4 ème jour Fort de France
Série de Catherine Boskowitz. Travail avec Yaël Reunif sur vidéo de JC Lanquetin.
Quatrième jour
[J-Christophe Lanquetin]
Je surmonte doucement ma peur [idiote, les gens ont envie de raconter] d’aller à la rencontre. Et commence les interviews ‘fictions’ : un récit, sa bande son, qui, tel quel ou presque, sert de trame à un film que je dois faire avec la complicité des personnes, ou seul. Les deux premières interviews correspondent assez peu à ce que je souhaite. Pas ou peu de projection dans la fiction, ni dans l’espace.
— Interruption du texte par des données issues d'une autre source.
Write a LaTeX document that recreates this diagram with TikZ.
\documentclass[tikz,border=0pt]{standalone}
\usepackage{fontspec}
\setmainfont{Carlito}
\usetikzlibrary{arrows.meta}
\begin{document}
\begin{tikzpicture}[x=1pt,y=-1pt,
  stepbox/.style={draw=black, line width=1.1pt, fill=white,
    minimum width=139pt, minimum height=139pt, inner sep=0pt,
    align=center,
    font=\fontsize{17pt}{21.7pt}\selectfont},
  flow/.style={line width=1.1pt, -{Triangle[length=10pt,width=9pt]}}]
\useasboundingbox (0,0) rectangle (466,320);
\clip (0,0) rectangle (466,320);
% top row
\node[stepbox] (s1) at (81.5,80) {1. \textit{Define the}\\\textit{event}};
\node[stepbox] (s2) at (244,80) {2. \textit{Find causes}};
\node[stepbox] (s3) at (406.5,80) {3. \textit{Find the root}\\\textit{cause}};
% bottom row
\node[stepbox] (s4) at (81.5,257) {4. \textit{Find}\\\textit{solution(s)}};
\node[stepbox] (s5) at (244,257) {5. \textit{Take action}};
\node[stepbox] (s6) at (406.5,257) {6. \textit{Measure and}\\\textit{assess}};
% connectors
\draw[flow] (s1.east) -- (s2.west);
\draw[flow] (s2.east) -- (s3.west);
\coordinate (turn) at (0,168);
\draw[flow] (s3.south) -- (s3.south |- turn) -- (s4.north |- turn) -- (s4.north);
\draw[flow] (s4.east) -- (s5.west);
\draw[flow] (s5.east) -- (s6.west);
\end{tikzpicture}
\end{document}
Les récits sont des impressions générales, des informations, des souvenirs de personnes brièvement évoqués. Ils installent un sentiment, celui d’un temps passé où tout était bien, un temps de paix et de solidarité. Ils parlent de disparition, des anciens qui sont décédés. Soit j’oriente le dispositif, afin d’entendre de réels récits [il en viendra de toute manière], soit je laisse les choses ainsi et le jeu est d’utiliser cette matière, telle qu’elle est. La seconde option m’intéresse car elle est plus périlleuse, elle raconte où sont les gens.
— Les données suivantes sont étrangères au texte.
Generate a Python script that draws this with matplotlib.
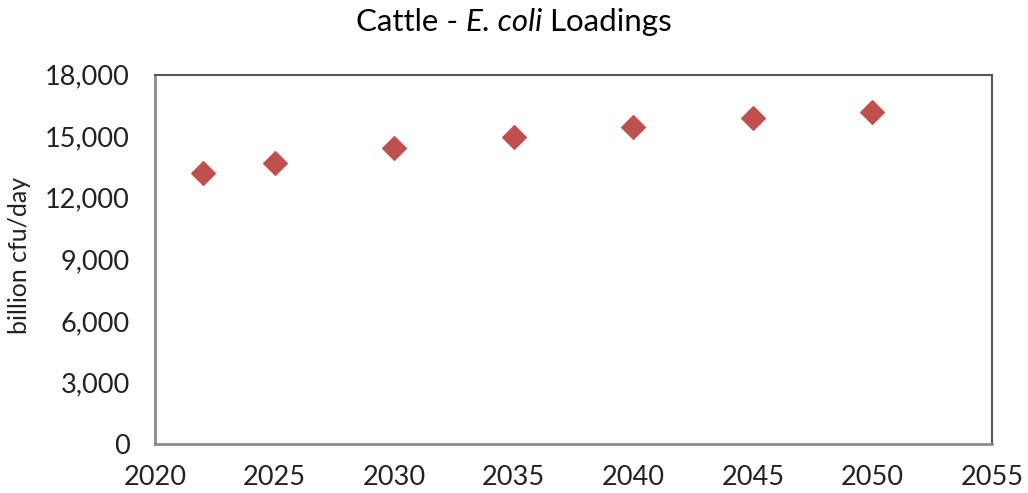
import matplotlib
matplotlib.use("Agg")
import matplotlib.pyplot as plt
from matplotlib.ticker import FuncFormatter

# data
years = [2022, 2025, 2030, 2035, 2040, 2045, 2050]
loadings = [13220, 13710, 14410, 14960, 15470, 15900, 16170]

plt.rcParams['font.family'] = ['Lato', 'DejaVu Sans']

fig = plt.figure(figsize=(10.28, 4.93), dpi=100)
ax = fig.add_axes([0.1508, 0.0994, 0.8142, 0.7491])

ax.scatter(years, loadings, marker='D', s=145, color='#C0504D', zorder=3)

ax.set_xlim(2020, 2055)
ax.set_ylim(0, 18000)
ax.set_xticks(range(2020, 2056, 5))
ax.set_yticks(range(0, 18001, 3000))
ax.yaxis.set_major_formatter(FuncFormatter(lambda v, p: f"{int(v):,}"))
ax.tick_params(length=0, labelsize=19.5, colors='#222222')
ax.tick_params(axis='y', pad=18)
ax.tick_params(axis='x', pad=15)

for side in ['top', 'right']:
    ax.spines[side].set_color('#555555')
    ax.spines[side].set_linewidth(1.5)
for side in ['left', 'bottom']:
    ax.spines[side].set_color('#8c8c8c')
    ax.spines[side].set_linewidth(2)

fig.text(20 / 1028, 1 - 255 / 493, 'billion cfu/day', rotation=90, ha='center', va='center',
         fontsize=18, color='#222222')

# title with italic species name, built from pieces
parts = [('Cattle - ', 'normal'), ('E. coli', 'italic'), (' Loadings', 'normal')]
renderer = fig.canvas.get_renderer()
texts = []
for s, style in parts:
    t = fig.text(0, 1 - 22 / 493, s, fontsize=22.5, fontstyle=style, va='center', ha='left',
                 color='#000000')
    texts.append(t)
widths = [t.get_window_extent(renderer).width for t in texts]
x = (1028 - sum(widths)) / 2
for t, w in zip(texts, widths):
    t.set_x(x / 1028)
    x += w

fig.savefig('out.png', dpi=100)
Michel, interviewé dans sa maison de bois, sort sa collection de cartes postales. La piste du paradis perdu devient évidente. Certaines images sont de belles photos exotiques en couleur, elles montrent la mer, la pèche, les fruits, des ambiances de campagne et de plage, la luxuriance du paysage. Un coté Gauguin-Segalen. On pressent que ces images cristallisent ce que les gens ont en tête lorsqu’ils pensent au passé. Un passé où la campagne est partout. D’ailleurs, l’une des personnes vivant dans la rue est paysan et cultive. Il vend aussi du boudin créole le dimanche matin tôt, aux fêtards qui le week-end envahissent la rue principale, et à tous ceux qui se lèvent tôt [les gens commencent leur journée au lever du jour]. L’histoire du bruit et du calme, de la ville inquiétante, devient plus concrète, ce ne sont pas seulement les étrangers, les gangs, c’est aussi l’invasion nocturne des fêtards.
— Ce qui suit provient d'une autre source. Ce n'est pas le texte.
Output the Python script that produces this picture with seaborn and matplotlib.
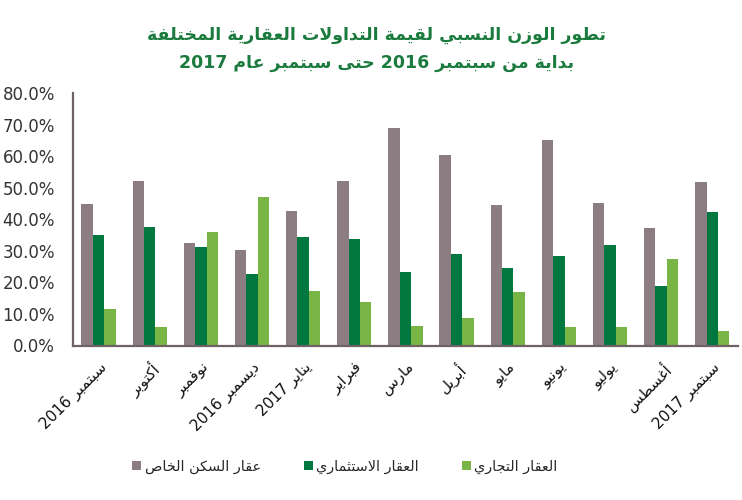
import re
import matplotlib
matplotlib.use('Agg')
import matplotlib.pyplot as plt
import pandas as pd
import seaborn as sns

# Data (percent)
months = ['سبتمبر 2016', 'أكتوبر', 'نوفمبر', 'ديسمبر 2016', 'يناير 2017', 'فبراير',
          'مارس', 'أبريل', 'مايو', 'يونيو', 'يوليو', 'أغسطس', 'سبتمبر 2017']
series = ['عقار السكن الخاص', 'العقار الاستثماري', 'العقار التجاري']
private_res = [44.8, 52.2, 32.4, 30.4, 42.6, 52.2, 68.8, 60.4, 44.5, 65.1, 45.2, 37.1, 51.8]
investment = [35.1, 37.5, 31.2, 22.7, 34.3, 33.9, 23.4, 29.0, 24.6, 28.5, 32.0, 18.8, 42.2]
commercial = [11.5, 6.0, 35.9, 47.1, 17.3, 13.7, 6.3, 8.7, 16.9, 6.0, 6.0, 27.4, 4.5]
title_lines = ['تطور الوزن النسبي لقيمة التداولات العقارية المختلفة',
               'بداية من سبتمبر 2016 حتى سبتمبر عام 2017']
yticks = [0, 10, 20, 30, 40, 50, 60, 70, 80]

colors = ['#8c7d82', '#00783f', '#79b545']

# matplotlib does no Arabic shaping / RTL, so do a small one here
DUAL = {'ئ': 0xFE89, 'ب': 0xFE8F, 'ت': 0xFE95, 'ث': 0xFE99, 'ج': 0xFE9D, 'ح': 0xFEA1,
        'خ': 0xFEA5, 'س': 0xFEB1, 'ش': 0xFEB5, 'ص': 0xFEB9, 'ض': 0xFEBD, 'ط': 0xFEC1,
        'ظ': 0xFEC5, 'ع': 0xFEC9, 'غ': 0xFECD, 'ف': 0xFED1, 'ق': 0xFED5, 'ك': 0xFED9,
        'ل': 0xFEDD, 'م': 0xFEE1, 'ن': 0xFEE5, 'ه': 0xFEE9, 'ي': 0xFEF1}
RIGHT = {'آ': 0xFE81, 'أ': 0xFE83, 'ؤ': 0xFE85, 'إ': 0xFE87, 'ا': 0xFE8D, 'ة': 0xFE93,
         'د': 0xFEA9, 'ذ': 0xFEAB, 'ر': 0xFEAD, 'ز': 0xFEAF, 'و': 0xFEED, 'ى': 0xFEEF}
LAM_ALEF = {'آ': 0xFEF5, 'أ': 0xFEF7, 'إ': 0xFEF9, 'ا': 0xFEFB}


def shape(text):
    out = []
    i = 0
    n = len(text)
    while i < n:
        c = text[i]
        prev = text[i - 1] if i > 0 else ''
        if c == 'ل' and i + 1 < n and text[i + 1] in LAM_ALEF:
            out.append(chr(LAM_ALEF[text[i + 1]] + (1 if prev in DUAL else 0)))
            i += 2
            continue
        nxt = text[i + 1] if i + 1 < n else ''
        if c in DUAL:
            a = prev in DUAL
            b = nxt in DUAL or nxt in RIGHT
            form = 3 if (a and b) else 1 if a else 2 if b else 0
            out.append(chr(DUAL[c] + form))
        elif c in RIGHT:
            out.append(chr(RIGHT[c] + (1 if prev in DUAL else 0)))
        else:
            out.append(c)
        i += 1
    vis = ''.join(reversed(out))
    return re.sub(r'[0-9]+', lambda m: m.group(0)[::-1], vis)


df = pd.DataFrame({
    'month': months * 3,
    'series': [series[0]] * 13 + [series[1]] * 13 + [series[2]] * 13,
    'value': private_res + investment + commercial,
})

sns.set_style('white')
plt.rcParams['font.family'] = ['DejaVu Sans']

fig = plt.figure(figsize=(7.42, 5), dpi=100)
ax = fig.add_axes([0.0984, 0.309, 0.896, 0.505])

sns.barplot(data=df, x='month', y='value', hue='series', order=months,
            hue_order=series, palette=colors, width=0.67, saturation=1,
            linewidth=0, ax=ax, legend=True)

ax.set_ylim(0, 80)
ax.set_xlim(-0.5, 12.5)
ax.set_yticks(yticks)
ax.set_yticklabels([f'{v:.1f}%' for v in yticks], fontsize=12, color='#333333')
ax.set_xticks(range(len(months)))
ax.set_xticklabels([shape(m) for m in months], rotation=45, ha='right',
                   rotation_mode='anchor', fontsize=11, color='#111111')
ax.tick_params(axis='both', length=0)
ax.tick_params(axis='x', pad=10)
ax.tick_params(axis='y', pad=13)
ax.set_xlabel('')
ax.set_ylabel('')

sns.despine(ax=ax)
for side in ['left', 'bottom']:
    ax.spines[side].set_color('#6e6266')
    ax.spines[side].set_linewidth(1.6)

handles, labels = ax.get_legend_handles_labels()
ax.get_legend().remove()
fig.legend(handles, [shape(l) for l in labels], loc='center',
           bbox_to_anchor=(345 / 742, 1 - 467 / 500), ncol=3, frameon=False,
           fontsize=10.4, handlelength=0.6, handleheight=0.6,
           handletextpad=0.25, columnspacing=3.0)

fig.text(0.508, 1 - 35 / 500, shape(title_lines[0]), ha='center', va='center',
         fontsize=12.5, fontweight='bold', color='#1b7a3d')
fig.text(0.508, 1 - 63 / 500, shape(title_lines[1]), ha='center', va='center',
         fontsize=12.5, fontweight='bold', color='#1b7a3d')

fig.savefig('out.png', dpi=100)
En haut, au bout des escaliers, il y a une petite cité, trois barres. Au dessus, on est dans la montagne du quartier Trénelle. Quartier de déplacés [de l’intérieur] qui se sont installés là, auto construction à flanc de montagne [Trenelle est un exemple connu d’auto-construction autorisée et accompagné par la puissance municipale, à partir d’Aimé Césaire]. Une rocade coupe le quartier en deux, mais en fait, Trénelle jouxte les Terres St Ville. Au pied des barres, un petit parc, où se tiennent des jeunes sous un abri en bois, bricolé. J’essaye d’aller les voir [nous les avons croisés lundi], ils ne sont pas là, et le lendemain refusent de me parler. Ce parc s’appelle Square du 22 mai, jour de l’abolition de l’esclavage, une statue rappelle l’événement.
L’après midi est faite d’attente. Mais au bout de cette attente, la parole vient. Il y a de toute manière un contresens dans la situation temporelle où nous sommes. Le temps dont nous disposons est trop court pour qu’une confiance ouverte s’installe, qui permette de créer ensemble.